Causes of varicose veins
Varicose veins are usually caused by weak vein walls and valves.
Veins contain tiny one-way valves that open to let the blood through and close to prevent it flowing backwards. However, sometimes the walls of the veins become stretched and lose their elasticity – the valves weaken. Blood can leak and flow backwards and collects in the veins which become swollen and enlarged.
Who is most likely to get varicose veins
- Women are more likely to be affected than men. This may be down to female hormones relaxing the walls of veins, making the valves more prone to leakage.
- Genetics – varicose veins can run in families.
- Age – as we get older, our veins lose elasticity and the valves stop working as well.
- Obesity – being overweight puts extra pressure on veins and valves, making them more prone to leakage. The impact of body weight on the development of varicose veins appears to be more significant in women.
- Occupation – jobs that require long periods of standing can increase the risk of varicose veins. This is because the blood does not flow as easily when you are standing for long periods.
- Pregnancy – the amount of blood increases to help support the developing baby and this puts extra strain on veins. Added to this are the increased hormone levels during pregnancy which causes the muscular walls of the blood vessels to relax, which also increases your risk.
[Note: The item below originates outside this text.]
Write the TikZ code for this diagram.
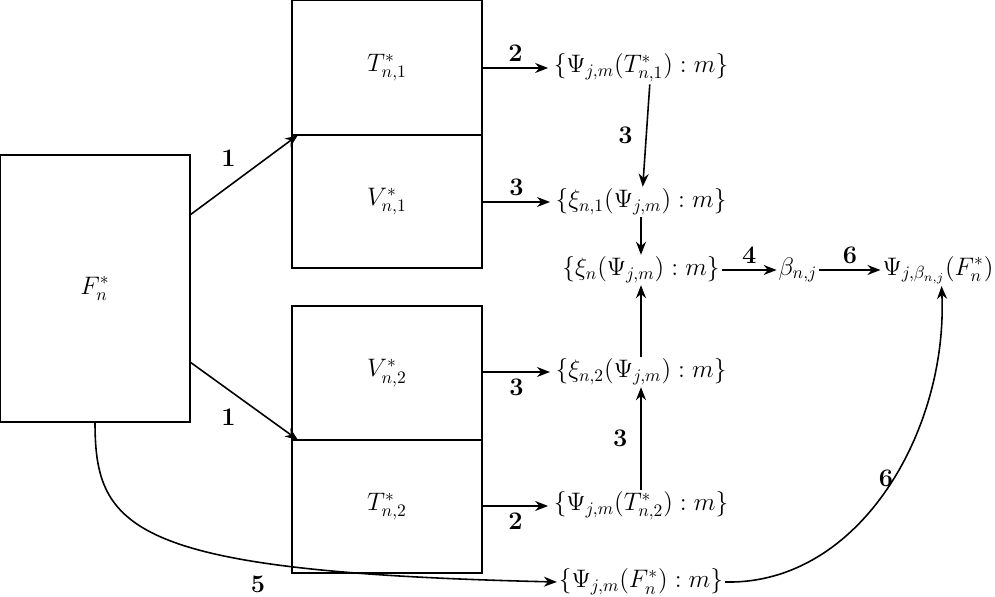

- In rare cases, varicose veins are caused by a previous blood clot, a swelling or tumour in the pelvis and abnormal blood vessels.
Exercises to combat varicose veins
The exercises below can play a role in preventing varicose veins from occurring as well as controlling them once you already have them. However, you should always first get some advice on your varicose veins from a doctor.
One of the most common causing factors for varicose veins is a sedentary lifestyle. Spending a lot of time sitting down or not moving your feet can cause circulatory problems and this encourages varicose veins to form. One of the most simple preventative measures is to keep your legs active.
Walking is a great exercise to keep legs active. Walking every day for at least a half hour will get the blood to circulate properly. It will also keep you in shape and control or reduce your weight as well which is good news for preventing varicose veins. Simply incorporate a walk into your usual daily routine – leave the car at home!
Another useful and easy exercise is stretching. Just sit on a chair with your heels firmly supported on the floor, raise the tips of your feet, lower them, and then raise your heels. This exercise imitates the movement that your feet do when you walk, but you can do it when you are sat at your desk or in front of the TV. Repeat this exercise 20 times on each foot.
Biking or imitating this movement is also a great option. You can use a real bike and go for a ride or use the exercise bike at the gym. If you cannot do either,.lie on your back with your feet in the air and support your hips with your hands. Move your legs in a way that mimics riding a bike. It will get the blood pumping.